• _Provided data_
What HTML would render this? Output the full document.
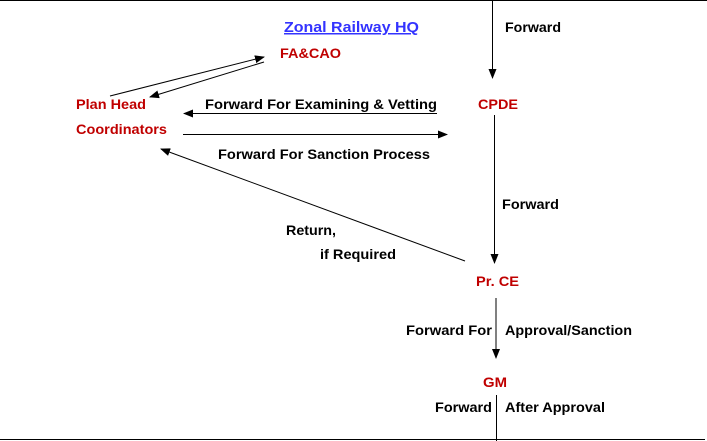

==

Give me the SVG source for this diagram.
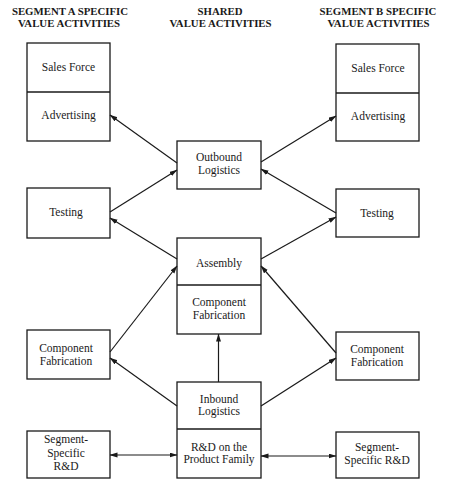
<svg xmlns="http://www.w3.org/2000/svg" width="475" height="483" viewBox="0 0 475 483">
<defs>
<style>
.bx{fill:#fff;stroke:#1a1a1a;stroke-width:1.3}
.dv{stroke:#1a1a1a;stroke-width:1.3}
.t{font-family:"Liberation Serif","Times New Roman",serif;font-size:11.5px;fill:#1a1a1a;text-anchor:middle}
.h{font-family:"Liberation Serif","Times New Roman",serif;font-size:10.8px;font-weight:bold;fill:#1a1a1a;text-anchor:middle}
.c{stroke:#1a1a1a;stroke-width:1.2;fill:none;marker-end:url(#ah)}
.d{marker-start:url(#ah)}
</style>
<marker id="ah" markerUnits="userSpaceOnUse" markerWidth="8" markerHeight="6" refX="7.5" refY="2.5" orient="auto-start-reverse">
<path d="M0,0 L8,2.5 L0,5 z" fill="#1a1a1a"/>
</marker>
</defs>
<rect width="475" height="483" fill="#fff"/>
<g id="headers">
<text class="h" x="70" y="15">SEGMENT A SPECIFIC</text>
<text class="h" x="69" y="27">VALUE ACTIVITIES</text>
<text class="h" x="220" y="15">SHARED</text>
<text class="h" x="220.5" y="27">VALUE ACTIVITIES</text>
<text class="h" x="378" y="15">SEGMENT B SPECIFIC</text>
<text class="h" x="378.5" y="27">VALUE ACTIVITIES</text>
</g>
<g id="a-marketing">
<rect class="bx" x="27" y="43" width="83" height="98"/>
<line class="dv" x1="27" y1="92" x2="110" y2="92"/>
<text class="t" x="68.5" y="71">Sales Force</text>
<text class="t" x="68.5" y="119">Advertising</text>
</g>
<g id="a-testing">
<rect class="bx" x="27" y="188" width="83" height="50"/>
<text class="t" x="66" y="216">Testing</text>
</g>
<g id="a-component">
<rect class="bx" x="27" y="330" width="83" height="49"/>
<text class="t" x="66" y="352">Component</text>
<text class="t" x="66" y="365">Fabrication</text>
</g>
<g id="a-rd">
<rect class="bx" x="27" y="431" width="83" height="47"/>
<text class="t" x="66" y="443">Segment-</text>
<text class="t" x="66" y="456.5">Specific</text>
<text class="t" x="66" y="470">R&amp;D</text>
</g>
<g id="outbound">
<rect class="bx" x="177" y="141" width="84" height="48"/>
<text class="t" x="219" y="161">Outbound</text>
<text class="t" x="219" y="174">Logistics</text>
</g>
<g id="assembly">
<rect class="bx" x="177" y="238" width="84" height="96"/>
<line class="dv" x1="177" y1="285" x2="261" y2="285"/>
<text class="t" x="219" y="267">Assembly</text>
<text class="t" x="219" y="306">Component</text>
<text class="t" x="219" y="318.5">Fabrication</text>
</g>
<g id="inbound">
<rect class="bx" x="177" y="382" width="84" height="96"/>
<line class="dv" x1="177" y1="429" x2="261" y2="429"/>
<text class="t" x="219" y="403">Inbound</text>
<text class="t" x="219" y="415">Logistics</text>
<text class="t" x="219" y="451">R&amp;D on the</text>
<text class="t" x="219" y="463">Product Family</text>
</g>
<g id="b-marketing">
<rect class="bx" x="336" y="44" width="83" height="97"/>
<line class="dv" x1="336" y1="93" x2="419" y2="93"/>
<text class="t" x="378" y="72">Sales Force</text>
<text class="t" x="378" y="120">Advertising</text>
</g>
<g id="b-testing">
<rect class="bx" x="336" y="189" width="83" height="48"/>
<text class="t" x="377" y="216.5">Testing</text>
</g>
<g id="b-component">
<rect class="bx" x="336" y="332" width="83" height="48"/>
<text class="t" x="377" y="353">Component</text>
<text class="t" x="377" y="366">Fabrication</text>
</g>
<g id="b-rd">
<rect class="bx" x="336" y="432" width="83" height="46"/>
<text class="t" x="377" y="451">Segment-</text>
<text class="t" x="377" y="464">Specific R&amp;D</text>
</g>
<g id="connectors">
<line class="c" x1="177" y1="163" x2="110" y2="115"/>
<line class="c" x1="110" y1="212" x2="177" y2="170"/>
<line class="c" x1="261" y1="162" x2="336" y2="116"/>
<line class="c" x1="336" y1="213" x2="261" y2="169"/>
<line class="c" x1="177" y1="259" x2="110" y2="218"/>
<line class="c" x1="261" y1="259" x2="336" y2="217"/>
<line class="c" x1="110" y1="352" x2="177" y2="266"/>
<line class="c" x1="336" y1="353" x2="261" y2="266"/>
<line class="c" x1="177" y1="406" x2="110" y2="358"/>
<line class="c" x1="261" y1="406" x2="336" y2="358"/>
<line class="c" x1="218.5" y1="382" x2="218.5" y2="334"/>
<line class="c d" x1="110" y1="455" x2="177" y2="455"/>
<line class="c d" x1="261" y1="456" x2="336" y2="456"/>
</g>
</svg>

* * *

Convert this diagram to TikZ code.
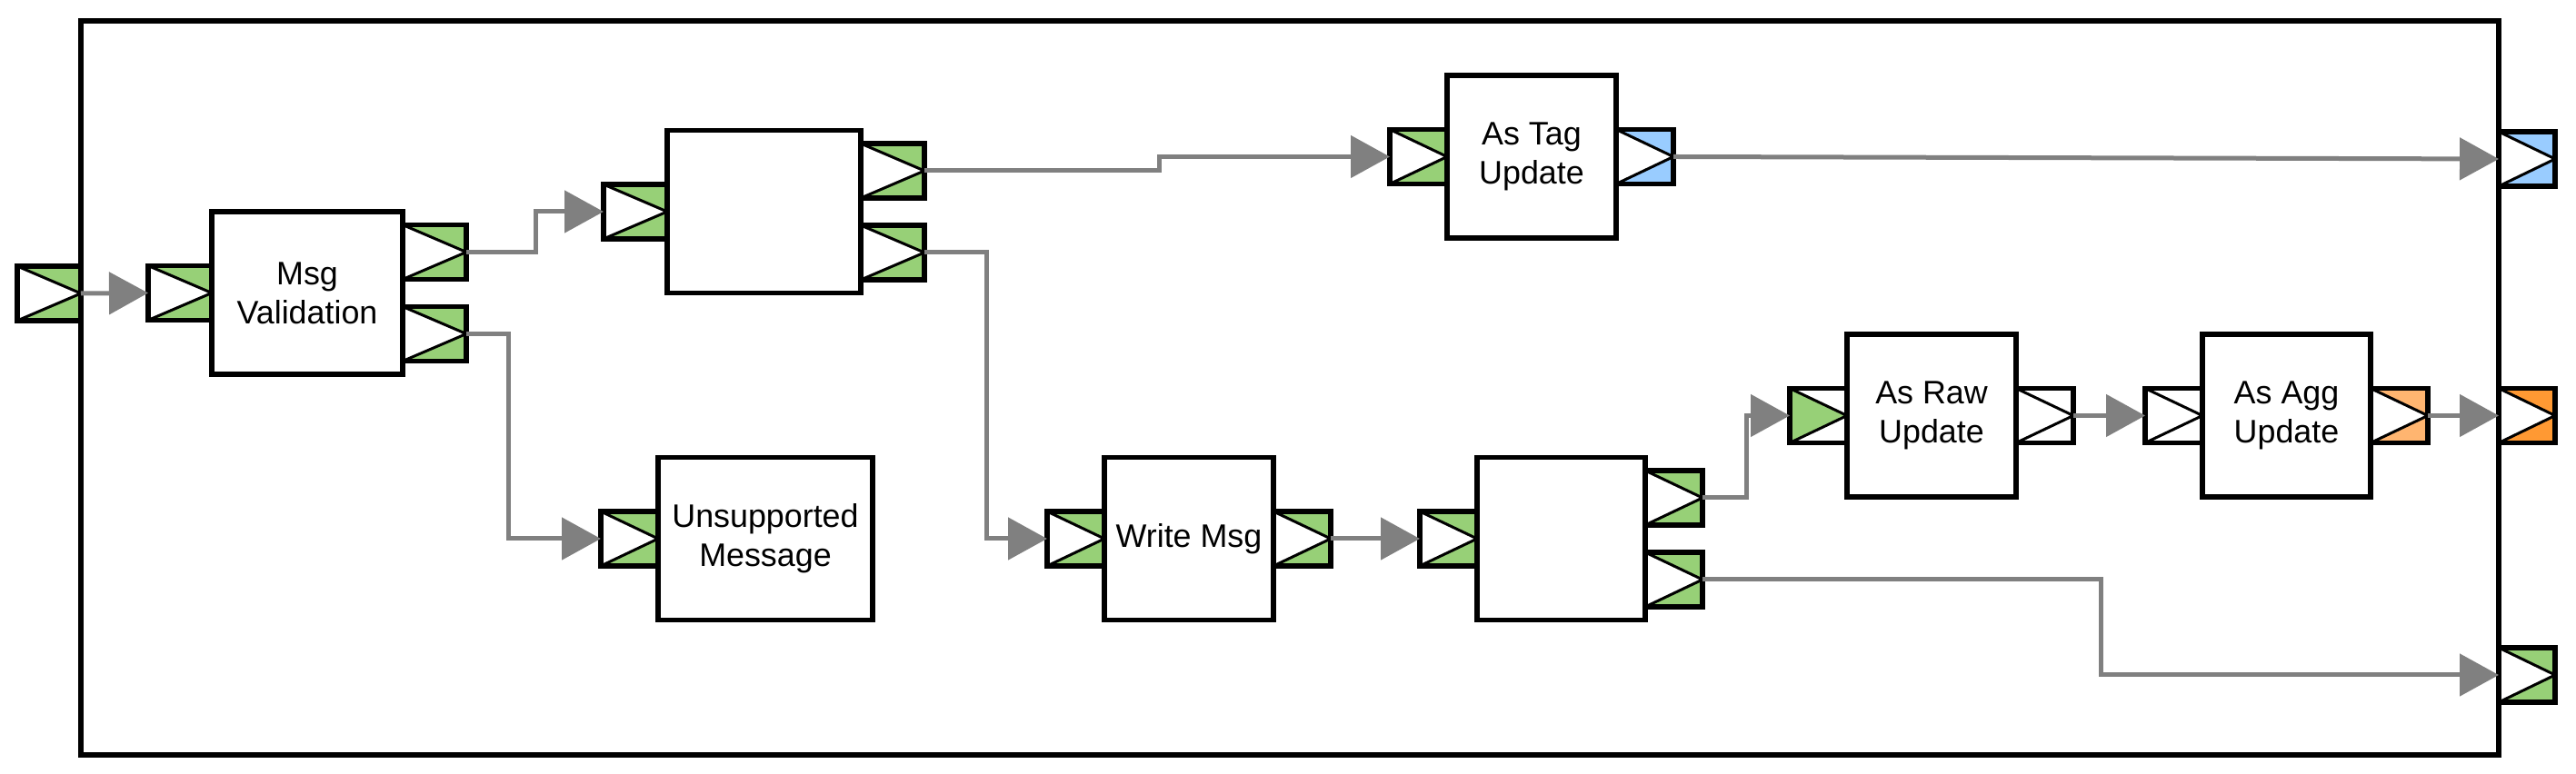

• _Aim of the task_
Filter the records above and return every line that holds the word "this".

• _Answer for the task_
What HTML would render this? Output the full document.
Give me the SVG source for this diagram.
Convert this diagram to TikZ code.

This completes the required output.